The weather has been crazy here, highs in the upper 50's and even the 60's. This is very strange for us, in the moutains of Western NC, in the dead of winter. But I must say it has been nice to get outside a little bit. Oh, how I yearn for a day of hiking.

By the way, today is St. Aelred's Day. Integrity claims Aelred as its patron saint, which you may read about here.

Thank you, friends, for prayers and support and just being there.

Cheers, Joe.

Friday, January 06, 2006

What am I dreaming for . . . ?

What happens when “all our dreams come true?”  And, whose dreams are they, anyway?  Mom’s or Dad’s, or “the family’s,” or society’s, or the Church’s, or God’s ?

We often dream of having something that we have been told is the thing to dream for.  Television, Hollywood, and Madison Ave. put forth visions that we sometimes hold as dreams.  The image of the perfect body, the perfect job, or spouse, or car.  But whose dream is it, really?

In the Broadway musical  “Wicked” (which more or less tells the “Oz” story from the point of view of the witches), Glinda the good witch wins Fyero the handsome man.  Both are popular, beautiful, but rather shallow. 

As their eyes are opened to new perspectives, things change.  Even at the point of having “all their dreams come true,”  Glinda can see that it is not so simple as black-or-white, good-or-evil; things are not so clear.  She tries to put up a good front, even as parts of her dream are falling apart.

GLINDA
That's why I couldn't be happier
Though it is, I admit
The tiniest bit
Unlike I anticipated.
But I couldn't be happier
Simply couldn't be happier
(spoken) Well - not "simply":
(sung) 'Cause getting your dreams
It's strange, but it seems
A little - well - complicated
There's a kind of a sort of : cost
There's a couple of things get: lost
There are bridges you cross
You didn't know you crossed
Until you've crossed
And if that joy, that thrill
Doesn't thrill you like you think it will
Still - With this perfect finale
The cheers and ballyhoo
Who Wouldn't be happier?
Because happy is what happens
When all your dreams come true
Well, isn't it?
Happy is what happens
When your dreams come true!

Whose dreams do we live by, and live for?  Are they ours, or someone else’s?   So often folk say “they just want to be happy.” But what does that mean? 

Growing up I was well trained as a caretaker.  Take care of Mom, take care of Granny, take care of the house, and (especially) take care of yourself (which means, “I don’t have time for you, go figure it out on your own.”)

I did not have a dream to live by, so I just made it up, based on what I thought would make everyone else happy.  Ah, yes, classic Co-dependence:  always focused on others; trying so hard to control others because only that way can you control yourself. 

An old joke:  When we are on our deathbed, our life flashes before our eyes.  For the co-dependent, some one else’s life flashes before your eyes!

In my sacred journey, I have become so deeply aware that I have been trying to lead someone else’s life, someone else’s dream.  So focused on the needs of others, I am only now learning about my own needs.  Slow learner.  But, better late than never. 

I have wanted to be someone else so badly.  Wanted to be straight, and married, and a father, and pursue the career to which I felt called (and which I do pretty well, when I’m at my best).  I got almost all of these things.  Except, I never could get it straight about being straight.  Something has always felt out of kilter, incongruent,  distinctly strange.

Living someone else’s dream.  How do we discover or discern our own dreams?  To be, or not to be, that is the question.  I have no answer as to how; I only know that it is beginning in me. 

It’s really more important to focus on the journey and not so much the destination.  The journey, the here, the now.  Yes, plan ahead, but be prepared for anything.

Thursday, January 05, 2006

The Meeting

Thanks for prayers and thoughts for my meeting yesterday.
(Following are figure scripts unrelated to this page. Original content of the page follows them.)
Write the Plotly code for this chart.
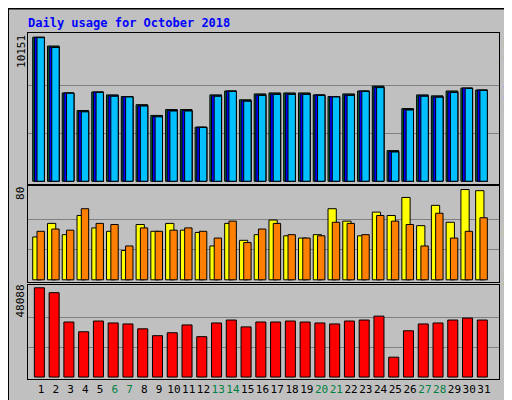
import plotly.graph_objects as go
from plotly.subplots import make_subplots

days = list(range(1, 32))
weekend = [6, 7, 13, 14, 20, 21, 27, 28]

hits = [10151, 9532, 6225, 4984, 6293, 6087, 5972, 5398, 4640, 5053, 5053, 3813, 6087, 6362, 5742, 6156,
        6225, 6225, 6225, 6087, 5972, 6156, 6362, 6707, 2159, 5122, 6087, 6018, 6362, 6569, 6431]
files = [10151, 9463, 6225, 4915, 6293, 6018, 5972, 5329, 4571, 4984, 4984, 3813, 6018, 6362, 5673, 6087,
         6156, 6156, 6156, 6087, 5972, 6087, 6362, 6638, 2090, 5053, 6018, 5949, 6293, 6569, 6431]
pages = [10120, 9430, 6200, 4890, 6260, 5990, 5940, 5300, 4540, 4950, 4950, 3790, 5990, 6330, 5640, 6050,
         6120, 6120, 6120, 6050, 5940, 6050, 6330, 6600, 2060, 5020, 5990, 5920, 6260, 6540, 6400]
sites = [38, 50, 40, 57, 46, 43, 26, 49, 43, 50, 44, 42, 30, 50, 35, 40,
         53, 39, 37, 40, 63, 52, 39, 60, 57, 73, 48, 66, 51, 80, 79]
visits = [43, 45, 44, 63, 50, 49, 30, 46, 43, 44, 46, 43, 37, 52, 33, 45,
          50, 40, 37, 39, 51, 50, 40, 57, 52, 49, 30, 59, 37, 43, 55]
kbytes = [48088, 45455, 29660, 24395, 30186, 29133, 28607, 25974, 22289, 23868, 28080, 21762, 29133, 30713,
          27027, 29660, 29660, 30186, 29660, 29133, 28607, 30186, 30713, 32819, 10706, 24921, 28607, 29133,
          30713, 31766, 30713]

GRAY = '#c0c0c0'
fig = make_subplots(rows=3, cols=1, shared_xaxes=True, vertical_spacing=0.01)

def bar(y, color, off, w, row):
    fig.add_trace(go.Bar(x=days, y=y, marker=dict(color=color, line=dict(color='black', width=1)),
                         offset=off, width=w, showlegend=False, hoverinfo='skip'), row=row, col=1)

bar(hits, '#008040', -0.56, 0.79, 1)
bar(files, '#0000ff', -0.45, 0.68, 1)
bar(pages, '#00c0ff', -0.27, 0.5, 1)
bar(sites, '#ffff00', -0.56, 0.56, 2)
bar(visits, '#ff8000', -0.27, 0.5, 2)
bar(kbytes, '#ff0000', -0.45, 0.68, 3)

ticktext = [f'<span style="color:#008040">{d}</span>' if d in weekend else str(d) for d in days]

fig.update_layout(
    width=512, height=400, barmode='overlay', paper_bgcolor=GRAY, plot_bgcolor=GRAY,
    margin=dict(l=20, r=21, t=25, b=23),
    font=dict(family='DejaVu Sans Mono', size=11, color='black'),
    title=dict(text='<b>Daily usage for October 2018</b>', x=20 / 512, xanchor='left', y=1 - 15 / 400,
               yanchor='middle', font=dict(color='#0000ff', size=12)),
)
fig.update_layout(yaxis=dict(domain=[0.565, 1]), yaxis2=dict(domain=[0.281, 0.557]),
                  yaxis3=dict(domain=[0, 0.273]))
fig.update_xaxes(range=[0.12, 32.02], showgrid=False, showline=True, linecolor='black', mirror=True,
                 tickvals=days, ticktext=ticktext, ticks='', tickangle=0, zeroline=False)
fig.update_xaxes(showticklabels=False, row=1, col=1)
fig.update_xaxes(showticklabels=False, row=2, col=1)

ranges = [(hits[0], [-160, 10450], 0.88), (80, [-1.74, 82.9], 0.93), (kbytes[0], [-1053, 49843], 0.83)]
for i, (mx, rg, pos) in enumerate(ranges):
    fig.update_yaxes(range=rg, tickvals=[mx / 3, 2 * mx / 3], showticklabels=False, gridcolor='#808080',
                     showline=True, linecolor='black', mirror=True, zeroline=False, row=i + 1, col=1)
    yref = 'y domain' if i == 0 else f'y{i + 1} domain'
    fig.add_annotation(text=str(mx), x=-0.015, xref='paper', xanchor='center', y=pos, yref=yref,
                       yanchor='middle', textangle=-90, showarrow=False, font=dict(size=11))

right = [
    ('<span style="color:#00c0ff">Pages</span> / <span style="color:#0000ff">Files</span> / '
     '<span style="color:#008040">Hits</span>', 'y domain', 0.63),
    ('<span style="color:#ff8000">Sites</span> / <span style="color:#ffff00">Visits</span>', 'y2 domain', 0.42),
    ('<span style="color:#ff0000">KBytes</span>', 'y3 domain', 0.19),
]
for txt, yr, pos in right:
    fig.add_annotation(text=txt, x=1 + 10 / 471, xref='paper', xanchor='center', y=pos, yref=yr,
                       yanchor='middle', textangle=-90, showarrow=False, font=dict(size=11))

fig.add_shape(type='rect', xref='paper', yref='paper', x0=-20 / 471, x1=1 + 21 / 471, y0=-23 / 352,
              y1=1 + 25 / 352, line=dict(color='black', width=2), layer='below')

fig.write_html("out.html")
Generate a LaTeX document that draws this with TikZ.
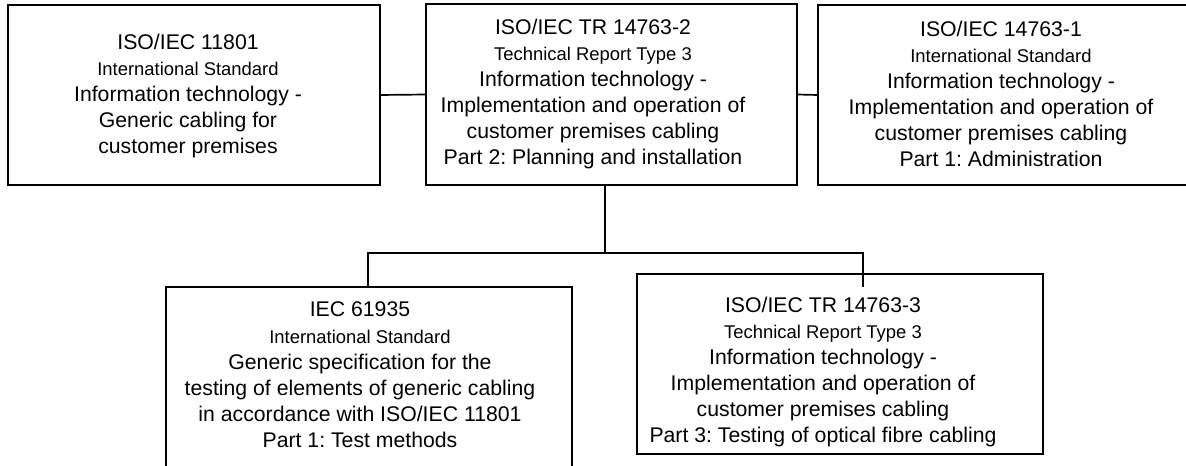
\documentclass[tikz,border=0pt]{standalone}
\usepackage{fontspec}
\setmainfont{Liberation Sans}
\frenchspacing
\newcommand\titlefont{\fontsize{15.1}{18.6}\selectfont}
\newcommand\notefont{\fontsize{13.1}{18.6}\selectfont}

\begin{document}
\begin{tikzpicture}[x=0.025cm, y=-0.025cm,
    stdbox/.style={draw, line width=1.2pt, inner sep=0pt, outer sep=0pt},
    stdtext/.style={align=center, inner sep=0pt, font=\titlefont},
    link/.style={line width=1.2pt}]
      \useasboundingbox (0,0) rectangle (1186,466);
      \clip (0,0) rectangle (1186,466);
      % boxes
      \node[stdbox, minimum width=9.3cm, minimum height=4.5cm] (cabling) at (194,95) {};
      \node[stdbox, minimum width=9.275cm, minimum height=4.525cm] (planning) at (611.5,94.5) {};
      \node[stdbox, minimum width=9.55cm, minimum height=4.5cm] (admin) at (1009,95) {};
      \node[stdbox, minimum width=10.15cm, minimum height=4.7cm] (testmeth) at (369,381) {};
      \node[stdbox, minimum width=10.15cm, minimum height=4.5cm] (optical) at (840,364) {};
      % texts
      \node[stdtext] (cablingtxt) at (188,96) {ISO/IEC 11801\\
        {\notefont International Standard}\\
        Information technology -\\
        Generic cabling for\\
        customer premises};
      \node[stdtext] (planningtxt) at (593,94) {ISO/IEC TR 14763-2\\
        {\notefont Technical Report Type 3}\\
        Information technology -\\
        Implementation and operation of\\
        customer premises cabling\\
        Part 2: Planning and installation};
      \node[stdtext] (admintxt) at (1001,94) {ISO/IEC 14763-1\\
        {\notefont International Standard}\\
        Information technology -\\
        Implementation and operation of\\
        customer premises cabling\\
        Part 1: Administration};
      \node[stdtext] (testmethtxt) at (360,375) {IEC 61935\\
        {\notefont International Standard}\\
        Generic specification for the\\
        testing of elements of generic cabling\\
        in accordance with ISO/IEC 11801\\
        Part 1: Test methods};
      \node[stdtext] (opticaltxt) at (823,372) {ISO/IEC TR 14763-3\\
        {\notefont Technical Report Type 3}\\
        Information technology -\\
        Implementation and operation of\\
        customer premises cabling\\
        Part 3: Testing of optical fibre cabling};
      % connectors
      \coordinate (split) at (605,253);
      \coordinate (busL) at (368,253);
      \coordinate (busR) at (863,253);
      \coordinate (opticaltip) at (863,287);
      \draw[link] (cabling.east) -- (planning.west);
      \draw[link] (planning.east) -- (admin.west);
      \draw[link] (planning.south -| split) -- (split);
      \draw[link] (testmeth.north -| busL) -- (busL) -- (busR) -- (opticaltip);
\end{tikzpicture}
\end{document}
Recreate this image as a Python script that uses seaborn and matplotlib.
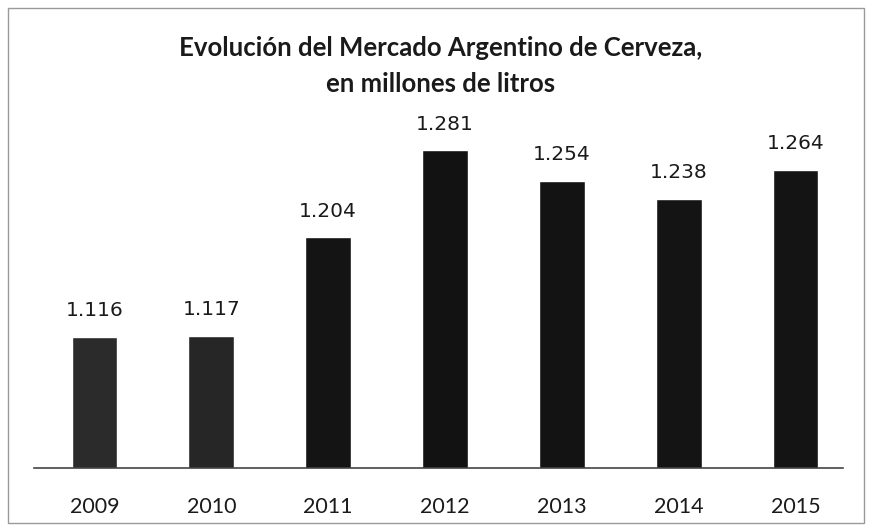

It went extremely well. My boss listened, is understanding, and supportive. He cautions moving slowly in my process of coming out, which is confirmation of my intentions.

Leaving the outcome in God's hands is the tough thing. Wisdom to know what I can do and what needs leaving alone is my prayer.

More later.

Cheers, Joe.

Tuesday, January 03, 2006

The Journey is Sacred

When asked once if I “had a plan,” I answered, “Oh, hell. I don’t even have a clue!” That’s me all over. As Thomas Merton wrote in his famous prayer, "O Lord, I do not know where I am going." But I know I am not alone. Sometimes I may feel like it, but I am not.
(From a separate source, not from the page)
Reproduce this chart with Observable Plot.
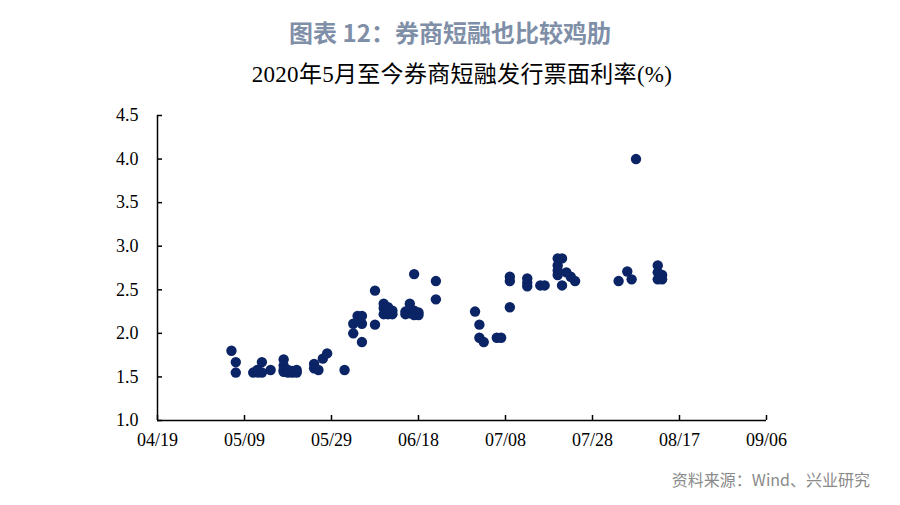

I had promised myself I would wait through the holidays before moving very far ahead on the great coming out plan. Well, the holidays are over. Back in December I made an appointment with my boss. He really isn’t my direct “boss” but sort of the regional executive. He is a very good man, and I believe he will be open and affirming of me. I hope.

The meeting is tomorrow (Wednesday, 01/04/06). Prayers, please.
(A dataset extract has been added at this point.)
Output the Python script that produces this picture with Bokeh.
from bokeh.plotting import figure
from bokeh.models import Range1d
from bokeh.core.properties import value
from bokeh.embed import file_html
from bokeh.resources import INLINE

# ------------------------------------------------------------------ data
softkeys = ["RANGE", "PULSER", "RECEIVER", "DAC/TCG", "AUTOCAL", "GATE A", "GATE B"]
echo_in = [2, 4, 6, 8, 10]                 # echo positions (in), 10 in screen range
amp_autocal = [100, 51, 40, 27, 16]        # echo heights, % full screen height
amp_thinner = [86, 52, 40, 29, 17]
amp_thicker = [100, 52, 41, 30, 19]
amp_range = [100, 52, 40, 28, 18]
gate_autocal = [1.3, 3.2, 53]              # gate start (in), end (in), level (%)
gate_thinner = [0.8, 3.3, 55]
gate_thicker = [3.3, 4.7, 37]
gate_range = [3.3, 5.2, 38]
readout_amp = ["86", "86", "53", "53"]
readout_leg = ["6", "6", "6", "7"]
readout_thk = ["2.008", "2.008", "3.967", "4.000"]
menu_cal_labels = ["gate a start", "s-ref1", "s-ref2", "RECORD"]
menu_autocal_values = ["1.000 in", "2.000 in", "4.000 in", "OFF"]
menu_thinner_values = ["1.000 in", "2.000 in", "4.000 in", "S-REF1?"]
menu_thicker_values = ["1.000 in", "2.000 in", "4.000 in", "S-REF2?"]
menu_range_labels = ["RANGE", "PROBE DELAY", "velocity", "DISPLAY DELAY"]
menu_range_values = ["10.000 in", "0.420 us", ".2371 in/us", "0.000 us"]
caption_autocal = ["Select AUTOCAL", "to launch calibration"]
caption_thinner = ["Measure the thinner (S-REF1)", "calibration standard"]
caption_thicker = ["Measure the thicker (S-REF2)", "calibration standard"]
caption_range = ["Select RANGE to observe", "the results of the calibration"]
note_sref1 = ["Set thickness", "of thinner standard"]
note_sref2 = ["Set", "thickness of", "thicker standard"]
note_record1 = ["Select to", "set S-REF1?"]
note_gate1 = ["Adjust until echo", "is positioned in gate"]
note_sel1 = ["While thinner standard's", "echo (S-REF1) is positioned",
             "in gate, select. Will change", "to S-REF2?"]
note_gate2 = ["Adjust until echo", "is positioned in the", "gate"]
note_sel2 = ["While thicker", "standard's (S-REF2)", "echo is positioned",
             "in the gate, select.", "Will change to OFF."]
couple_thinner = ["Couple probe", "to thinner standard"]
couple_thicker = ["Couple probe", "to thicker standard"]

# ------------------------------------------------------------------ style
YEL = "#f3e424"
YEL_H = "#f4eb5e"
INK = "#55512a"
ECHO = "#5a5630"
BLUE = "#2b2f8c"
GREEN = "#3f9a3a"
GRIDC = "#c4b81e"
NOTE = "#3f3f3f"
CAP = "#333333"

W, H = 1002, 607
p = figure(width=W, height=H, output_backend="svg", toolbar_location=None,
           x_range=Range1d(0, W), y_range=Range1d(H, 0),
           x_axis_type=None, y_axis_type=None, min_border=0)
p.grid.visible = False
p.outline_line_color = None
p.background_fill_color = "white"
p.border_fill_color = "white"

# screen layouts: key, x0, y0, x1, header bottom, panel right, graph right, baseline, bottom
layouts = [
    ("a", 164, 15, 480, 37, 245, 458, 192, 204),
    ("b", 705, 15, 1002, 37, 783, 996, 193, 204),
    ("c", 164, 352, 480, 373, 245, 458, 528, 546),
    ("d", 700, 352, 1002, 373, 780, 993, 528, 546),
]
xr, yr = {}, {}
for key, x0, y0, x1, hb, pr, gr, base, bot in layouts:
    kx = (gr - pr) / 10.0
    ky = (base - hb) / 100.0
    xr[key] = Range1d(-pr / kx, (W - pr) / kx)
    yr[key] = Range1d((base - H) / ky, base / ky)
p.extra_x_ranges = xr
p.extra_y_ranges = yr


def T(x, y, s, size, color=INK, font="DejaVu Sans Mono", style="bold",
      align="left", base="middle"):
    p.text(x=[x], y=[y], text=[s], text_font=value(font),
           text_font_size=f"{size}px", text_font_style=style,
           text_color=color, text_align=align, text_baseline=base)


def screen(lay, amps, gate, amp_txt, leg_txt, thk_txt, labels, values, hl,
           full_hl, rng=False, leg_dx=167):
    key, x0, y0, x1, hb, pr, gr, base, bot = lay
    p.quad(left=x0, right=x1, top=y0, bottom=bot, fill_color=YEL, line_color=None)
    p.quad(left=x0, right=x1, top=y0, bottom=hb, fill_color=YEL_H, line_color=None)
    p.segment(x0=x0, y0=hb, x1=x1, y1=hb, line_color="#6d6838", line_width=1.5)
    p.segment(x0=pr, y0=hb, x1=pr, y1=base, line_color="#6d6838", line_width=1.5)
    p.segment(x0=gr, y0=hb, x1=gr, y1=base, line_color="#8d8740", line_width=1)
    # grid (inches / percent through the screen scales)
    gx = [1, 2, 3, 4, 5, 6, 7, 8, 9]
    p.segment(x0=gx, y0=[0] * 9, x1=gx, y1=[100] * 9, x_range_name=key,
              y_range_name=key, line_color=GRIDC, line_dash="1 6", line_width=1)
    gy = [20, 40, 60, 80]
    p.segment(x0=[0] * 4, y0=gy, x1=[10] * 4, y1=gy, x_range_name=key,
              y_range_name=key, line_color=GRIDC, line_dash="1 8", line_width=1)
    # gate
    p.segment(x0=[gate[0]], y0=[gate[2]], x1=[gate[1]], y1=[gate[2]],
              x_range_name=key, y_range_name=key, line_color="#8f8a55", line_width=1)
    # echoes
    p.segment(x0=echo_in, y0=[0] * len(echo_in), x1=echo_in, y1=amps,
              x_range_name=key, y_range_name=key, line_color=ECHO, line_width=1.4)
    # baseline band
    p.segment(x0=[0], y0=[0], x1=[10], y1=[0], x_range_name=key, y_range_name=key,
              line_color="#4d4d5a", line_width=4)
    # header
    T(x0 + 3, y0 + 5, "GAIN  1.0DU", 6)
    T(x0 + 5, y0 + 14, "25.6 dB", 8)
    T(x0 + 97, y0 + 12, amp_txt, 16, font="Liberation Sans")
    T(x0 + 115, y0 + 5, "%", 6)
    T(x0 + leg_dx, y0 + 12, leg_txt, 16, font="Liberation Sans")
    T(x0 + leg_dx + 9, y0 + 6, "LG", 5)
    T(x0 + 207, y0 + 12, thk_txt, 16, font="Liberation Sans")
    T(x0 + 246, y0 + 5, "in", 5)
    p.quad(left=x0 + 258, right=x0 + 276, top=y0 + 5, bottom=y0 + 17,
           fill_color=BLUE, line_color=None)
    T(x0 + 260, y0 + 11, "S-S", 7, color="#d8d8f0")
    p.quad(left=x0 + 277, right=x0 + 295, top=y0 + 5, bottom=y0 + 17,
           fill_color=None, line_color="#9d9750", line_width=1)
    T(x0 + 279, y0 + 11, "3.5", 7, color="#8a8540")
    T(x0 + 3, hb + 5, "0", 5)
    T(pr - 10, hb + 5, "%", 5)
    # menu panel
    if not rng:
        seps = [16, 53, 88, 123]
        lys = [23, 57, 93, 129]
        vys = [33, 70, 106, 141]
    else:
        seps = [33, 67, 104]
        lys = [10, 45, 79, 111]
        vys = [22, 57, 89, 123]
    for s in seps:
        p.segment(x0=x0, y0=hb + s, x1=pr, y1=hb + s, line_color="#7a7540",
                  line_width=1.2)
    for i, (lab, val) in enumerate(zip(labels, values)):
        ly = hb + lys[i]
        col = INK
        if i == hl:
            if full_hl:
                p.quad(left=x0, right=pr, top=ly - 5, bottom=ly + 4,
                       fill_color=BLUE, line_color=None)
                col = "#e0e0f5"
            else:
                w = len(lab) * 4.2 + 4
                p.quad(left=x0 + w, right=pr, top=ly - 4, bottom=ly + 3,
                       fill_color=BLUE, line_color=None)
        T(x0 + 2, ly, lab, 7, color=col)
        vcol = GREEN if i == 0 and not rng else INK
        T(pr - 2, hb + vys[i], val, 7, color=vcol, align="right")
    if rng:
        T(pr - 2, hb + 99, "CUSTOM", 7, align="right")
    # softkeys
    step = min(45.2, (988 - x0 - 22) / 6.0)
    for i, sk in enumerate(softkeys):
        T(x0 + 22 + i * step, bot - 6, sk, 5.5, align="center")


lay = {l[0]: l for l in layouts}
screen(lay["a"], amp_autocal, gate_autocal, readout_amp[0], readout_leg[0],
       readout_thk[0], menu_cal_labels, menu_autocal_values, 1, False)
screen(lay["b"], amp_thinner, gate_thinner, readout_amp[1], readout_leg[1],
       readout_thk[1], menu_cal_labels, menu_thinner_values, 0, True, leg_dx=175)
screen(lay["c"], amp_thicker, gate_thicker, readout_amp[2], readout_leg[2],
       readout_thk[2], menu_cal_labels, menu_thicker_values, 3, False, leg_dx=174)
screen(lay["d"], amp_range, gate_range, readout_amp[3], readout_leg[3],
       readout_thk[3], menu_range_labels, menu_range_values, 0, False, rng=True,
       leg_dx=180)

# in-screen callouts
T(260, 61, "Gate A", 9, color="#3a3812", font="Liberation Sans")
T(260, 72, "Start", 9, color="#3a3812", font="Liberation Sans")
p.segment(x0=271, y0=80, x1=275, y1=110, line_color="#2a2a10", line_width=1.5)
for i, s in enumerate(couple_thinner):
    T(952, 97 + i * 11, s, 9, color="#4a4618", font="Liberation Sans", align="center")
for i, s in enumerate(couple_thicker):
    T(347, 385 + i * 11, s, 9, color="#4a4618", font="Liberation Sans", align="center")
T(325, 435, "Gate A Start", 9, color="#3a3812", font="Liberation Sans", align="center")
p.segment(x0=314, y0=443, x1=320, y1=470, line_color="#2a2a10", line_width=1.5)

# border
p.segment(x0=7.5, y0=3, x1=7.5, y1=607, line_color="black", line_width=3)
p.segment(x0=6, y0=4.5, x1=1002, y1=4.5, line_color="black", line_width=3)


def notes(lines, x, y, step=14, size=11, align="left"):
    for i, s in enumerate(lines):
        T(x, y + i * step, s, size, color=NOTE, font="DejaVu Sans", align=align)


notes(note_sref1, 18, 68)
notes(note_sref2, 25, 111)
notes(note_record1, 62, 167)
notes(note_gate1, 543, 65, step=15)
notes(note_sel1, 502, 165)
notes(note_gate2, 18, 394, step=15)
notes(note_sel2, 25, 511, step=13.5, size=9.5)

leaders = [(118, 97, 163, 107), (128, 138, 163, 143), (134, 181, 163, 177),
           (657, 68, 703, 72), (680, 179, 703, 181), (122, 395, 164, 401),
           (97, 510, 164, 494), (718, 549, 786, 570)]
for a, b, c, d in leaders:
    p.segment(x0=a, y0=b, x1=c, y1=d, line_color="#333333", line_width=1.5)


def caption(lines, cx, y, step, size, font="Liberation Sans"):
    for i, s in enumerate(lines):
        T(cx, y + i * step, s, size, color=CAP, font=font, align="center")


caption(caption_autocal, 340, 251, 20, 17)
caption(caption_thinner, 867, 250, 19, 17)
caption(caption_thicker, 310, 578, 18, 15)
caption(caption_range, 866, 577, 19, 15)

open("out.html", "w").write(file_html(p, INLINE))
Bringing him in to this picture is risky but necessary. I need support, and I may need to “put in for a transfer.” Some counsel will be helpful as to where to go next, figuratively speaking, but perhaps literally, as well. But what if he flips out, what if he tries to get me fired, what if he ends my career? What if , what if.

Please God, give me serenity to accept, courage to change, wisdom to discern.

The picture is actually a photograph of a billboard in Durham, England, advertising a movie about Durham, St. Cuthbert, and Lindisfarne. This picture has become a sort of icon for me, as my sacred journey had strong beginnings in the summer of '04 when my family and I traveled in the UK. Also, I like the very bearish viking!

More about that sacred beginning another time.